The government has refused to rule out introducing key changes to pension policy at the Budget as thousands of savers express concern over a lack of time to prepare.
Nearly 20,000 people have signed a petition to introduce a ‘Pension Tax Lock’ ahead of the fiscal event on 26 November, urging the chancellor Rachel Reeves to commit to two key pension pledges.
These are to keep in place the tax-free lump sum people can withdraw from their pension, and not to lower the tax relief given on pension contributions.
Responding to the petition at 10,000 signatures, the government said it is “committed to ensuring pensioners have security in retirement,” pointing to the newly-launched Pensions Commission, which will “look at what is required to ensure the system is strong, fair and sustainable.”
The revived commission, which last met in 2006, is expected to provide recommendations for how to boost retirement income in 2027.
The government’s response says that it “wishes to encourage pension saving, to help ensure that people have an income, or funds on which they can draw on, throughout retirement.”
“With regard to the proposed ‘pension tax lock’, the Government does not comment on proposed tax changes or tax related speculation ahead of Budgets,” it added.
Related: Is Reeves mounting a pensions tax raid at the Budget?
As Ms Reeves’ crunch second Budget fast approaches, researchers from the Institute for Fiscal Studies (IFS) have found that the chancellor will need to find at least £22bn at the fiscal event, as rising borrowing costs and weak growth forecasts drastically reduce her room for manoeuvre.
However, Labour’s continued commitment not to raise the headline rates any of the three largest tax bases – income tax, VAT or national insurance contributions – make matters more difficult for the Treasury. With these avenues closed off, it is more likely the chancellor will opt for a selection of more varied tax tweaks.
Economists have speculated that this could put pensions on the table, as an option more likely to deliver on ministers’ pledges to focus the tax burden on those with higher wealth.
The ‘pensions tax lock’ petition, launched by investment platform AJ Bell, calls for an “end” to speculation around every Budget to changes to pensions. This “erodes confidence in long-term saving”, it claims, “and can all-too-often lead to people making poor, sometimes irreversible, financial decisions.”
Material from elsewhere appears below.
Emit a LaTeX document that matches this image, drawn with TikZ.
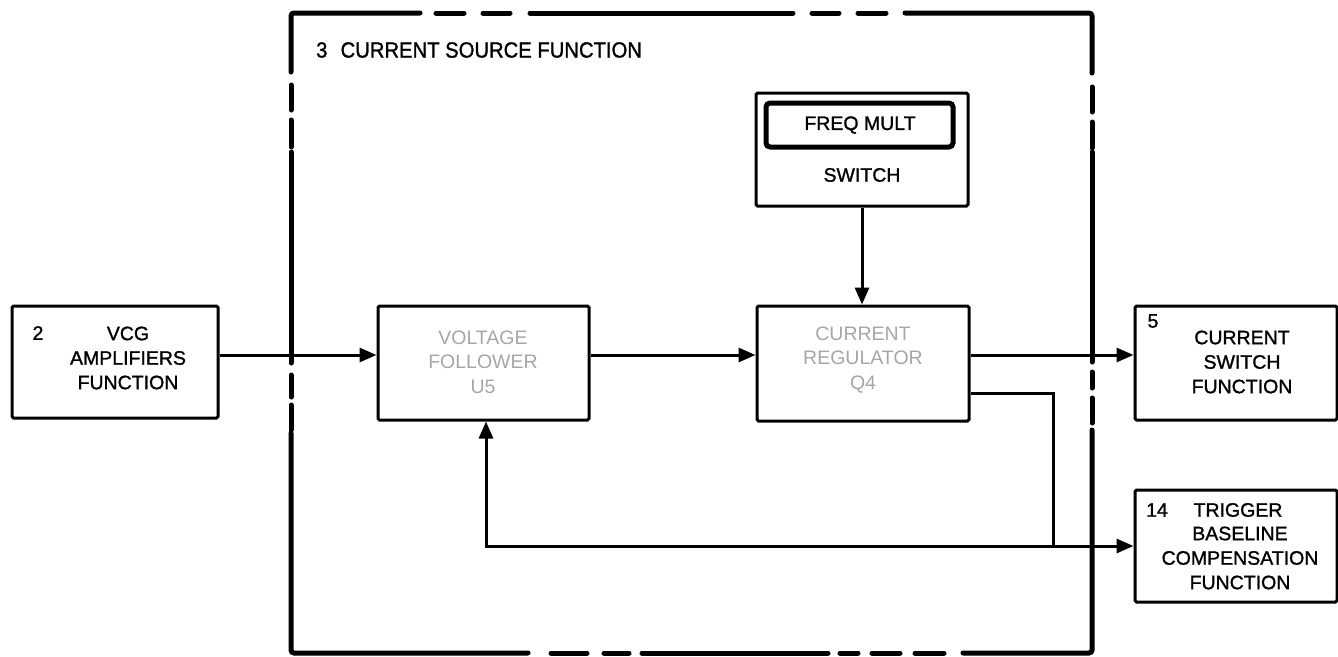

Reacting to the the government’s response, Tom Selby, AJ Bell director of public policy, says: “Side-stepping calls for stability in pension tax rules ahead of the Budget gives the government an easy get out clause for now, although it means savers are subjected to at least another five weeks of uncertainty.
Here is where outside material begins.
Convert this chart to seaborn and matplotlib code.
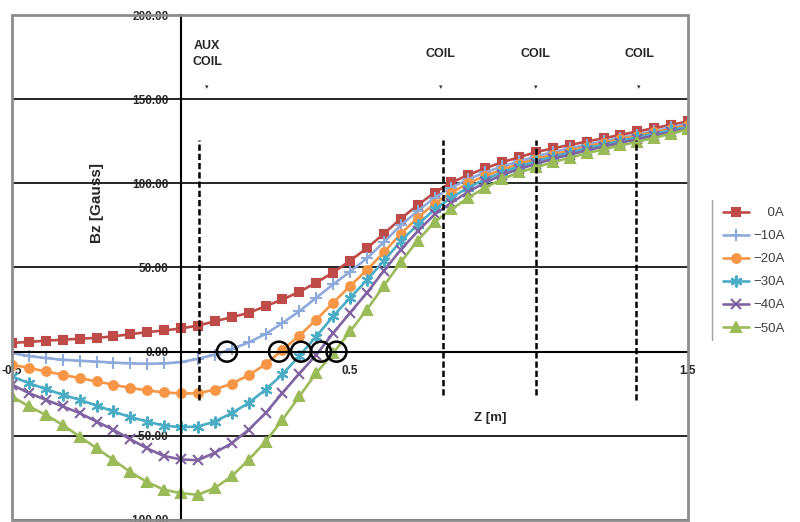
import matplotlib
matplotlib.use("Agg")
import matplotlib.pyplot as plt
from matplotlib.lines import Line2D
from matplotlib.patches import Rectangle
from matplotlib.ticker import FormatStrFormatter
import seaborn as sns

# axial position along the magnet [m]
z_m = [-0.50, -0.45, -0.40, -0.35, -0.30, -0.25, -0.20, -0.15, -0.10, -0.05,
       0.00, 0.05, 0.10, 0.15, 0.20, 0.25, 0.30, 0.35, 0.40, 0.45,
       0.50, 0.55, 0.60, 0.65, 0.70, 0.75, 0.80, 0.85, 0.90, 0.95,
       1.00, 1.05, 1.10, 1.15, 1.20, 1.25, 1.30, 1.35, 1.40, 1.45, 1.50]

# Bz [Gauss] for each aux coil current
bz_0a = [5.2, 5.8, 6.5, 7.1, 7.7, 8.2, 9.1, 10.4, 11.6, 12.6,
         13.8, 15.5, 18.0, 20.5, 23.0, 27.0, 31.0, 35.5, 41.0, 47.0,
         54.0, 61.5, 70.0, 79.0, 87.0, 94.5, 100.5, 105.0, 109.0, 112.5,
         115.5, 118.5, 120.8, 122.8, 124.8, 126.8, 128.8, 130.8, 132.8, 134.8, 136.8]
bz_10a = [-0.8, -2.6, -3.8, -4.8, -5.4, -5.9, -6.5, -7.0, -7.2, -7.0,
          -6.2, -4.2, -1.8, 1.5, 5.5, 10.5, 17.0, 24.0, 32.0, 40.0,
          47.5, 55.5, 65.0, 75.0, 83.5, 91.5, 97.5, 102.5, 106.5, 110.0,
          113.0, 116.0, 118.5, 120.8, 122.9, 125.0, 127.0, 129.0, 131.0, 133.2, 135.5]
bz_20a = [-7.7, -9.7, -11.7, -13.7, -15.7, -17.7, -19.6, -21.6, -23.0, -24.2,
          -24.8, -24.8, -22.5, -19.0, -14.0, -7.5, 1.0, 9.5, 19.0, 29.0,
          39.0, 48.5, 59.0, 70.0, 79.5, 88.0, 94.5, 100.0, 104.5, 108.0,
          111.5, 114.5, 117.0, 119.5, 121.8, 124.0, 126.2, 128.3, 130.3, 132.4, 134.5]
bz_30a = [-14.7, -18.7, -22.2, -25.6, -28.6, -32.0, -35.5, -38.9, -41.5, -44.0,
          -44.8, -44.5, -41.5, -36.5, -30.5, -22.5, -13.5, -2.5, 9.0, 21.0,
          32.0, 42.5, 54.0, 65.5, 75.5, 84.5, 91.5, 97.5, 102.5, 106.5,
          110.0, 113.0, 115.8, 118.3, 120.7, 123.0, 125.2, 127.3, 129.4, 131.5, 133.5]
bz_40a = [-19.6, -24.6, -28.6, -32.5, -36.5, -41.5, -46.4, -52.0, -57.5, -62.0,
          -64.0, -64.5, -60.0, -54.4, -46.4, -36.5, -24.6, -13.0, -2.0, 11.0,
          23.0, 35.0, 48.0, 60.5, 71.5, 81.5, 88.5, 95.0, 100.5, 105.0,
          108.5, 111.5, 114.5, 117.0, 119.5, 121.8, 124.0, 126.2, 128.3, 130.4, 132.5]
bz_50a = [-26.6, -32.5, -37.5, -43.5, -50.4, -57.3, -64.3, -71.5, -77.5, -82.0,
          -84.1, -85.0, -81.0, -74.0, -64.3, -53.4, -40.5, -26.6, -12.7, -1.0,
          12.0, 25.0, 39.0, 53.0, 66.0, 77.0, 84.5, 91.5, 97.5, 102.5,
          106.5, 109.5, 112.5, 115.2, 117.8, 120.2, 122.5, 124.7, 127.0, 129.5, 132.0]

series_labels = ["0A", "\u221210A", "\u221220A", "\u221230A", "\u221240A", "\u221250A"]
series_values = [bz_0a, bz_10a, bz_20a, bz_30a, bz_40a, bz_50a]
colors = ["#BE4B48", "#8EAADB", "#F79646", "#4BACC6", "#8064A2", "#9BBB59"]
markers = ["s", "+", "o", (6, 2, 0), "x", "^"]
marker_sizes = [6.3, 8.5, 6.3, 8.5, 7, 7.5]

# coil positions, labels, zero crossings
coil_z = [0.053, 0.775, 1.05, 1.345]
coil_bottom = [-29, -26, -26, -29]
coil_top = 126
coil_names = ["AUX\nCOIL", "COIL", "COIL", "COIL"]
coil_label_z = [0.077, 0.769, 1.05, 1.355]
zero_z = [0.136, 0.29, 0.355, 0.414, 0.46]

x_ticks = [-0.5, 0.5, 1.5]
y_ticks = [-100, -50, 0, 50, 100, 150, 200]

sns.set_style("white")
plt.rcParams['font.family'] = ['Liberation Sans', 'DejaVu Sans']

fig = plt.figure(figsize=(8, 5.22), dpi=100)
ax = fig.add_axes([12 / 800, 2 / 522, 676 / 800, 505 / 522])

for lab, vals, col, mk, ms in zip(series_labels, series_values, colors, markers, marker_sizes):
    sns.lineplot(x=z_m, y=vals, ax=ax, color=col, marker=mk, markersize=ms,
                 markeredgecolor=col, markeredgewidth=1.5, linewidth=1.9, label=lab)

ax.set_xlim(-0.5, 1.5)
ax.set_ylim(-100, 200)
ax.set_xticks(x_ticks)
ax.set_yticks(y_ticks)
ax.yaxis.set_major_formatter(FormatStrFormatter('%.2f'))
ax.xaxis.set_major_formatter(FormatStrFormatter('%.1f'))

ax.grid(axis='y', color='black', linewidth=1.2)
ax.grid(axis='x', visible=False)

for side in ['left', 'bottom']:
    ax.spines[side].set_position(('data', 0))
    ax.spines[side].set_color('black')
    ax.spines[side].set_linewidth(1.5)
for side in ['top', 'right']:
    ax.spines[side].set_visible(False)
ax.add_patch(Rectangle((0, 0), 1, 1, transform=ax.transAxes, fill=False,
                       edgecolor='#8c8c8c', linewidth=2, clip_on=False, zorder=5))

ax.tick_params(axis='y', length=0, pad=9, labelsize=8.5)
ax.tick_params(axis='x', direction='inout', length=5, width=1, pad=7, labelsize=8.5)
plt.setp(ax.get_yticklabels(), fontweight='bold')
plt.setp(ax.get_xticklabels(), fontweight='bold')

ax.set_ylabel('Bz [Gauss]', fontsize=11, fontweight='bold')
ax.yaxis.set_label_coords(0.136, 0.628)
ax.set_xlabel('Z [m]', fontsize=9.5, fontweight='bold')
ax.xaxis.set_label_coords(0.707, 0.214)

# coil markers
for cz, cb in zip(coil_z, coil_bottom):
    ax.vlines(cz, cb, coil_top, colors='black', linewidth=1.8,
              linestyles=(0, (2.5, 1.2)), zorder=4)
for name, lz in zip(coil_names, coil_label_z):
    ax.text(lz, 177, name, ha='center', va='center', fontsize=9,
            fontweight='bold', linespacing=1.45)
    ax.text(lz, 157, "\u25BE", ha='center', va='center', fontsize=5, color='#333333')

ax.scatter(zero_z, [0] * len(zero_z), s=207, facecolors='none',
           edgecolors='black', linewidths=1.8, zorder=6)

handles, _ = ax.get_legend_handles_labels()
display_labels = ["    " + series_labels[0]] + series_labels[1:]
ax.legend(handles, display_labels, loc='upper left',
          bbox_to_anchor=(723 / 800, 1 - 207 / 522), bbox_transform=fig.transFigure,
          frameon=False, fontsize=9.5, handlelength=2.0, handletextpad=0.3,
          labelspacing=0.82, borderpad=0, borderaxespad=0, labelcolor='#404040')
fig.add_artist(Line2D([712 / 800, 712 / 800], [1 - 200 / 522, 1 - 340 / 522],
                      transform=fig.transFigure, color='#a0a0a0', linewidth=1))

plt.savefig("out.png", dpi=100)
plt.close()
“The government’s response suggests it could look to the Pensions Commission for an opinion on the future of pension taxation, meaning immediate reform at this Budget should be off the table.
“If this is the intention, as an absolute bare minimum, Chancellor Rachel Reeves should pledge not to make any changes to the pension tax system at least until the Commission reports, removing uncertainty in the immediate term, allowing time for the entire pension landscape to be considered in the round and for the implications of any changes to be carefully thought through.”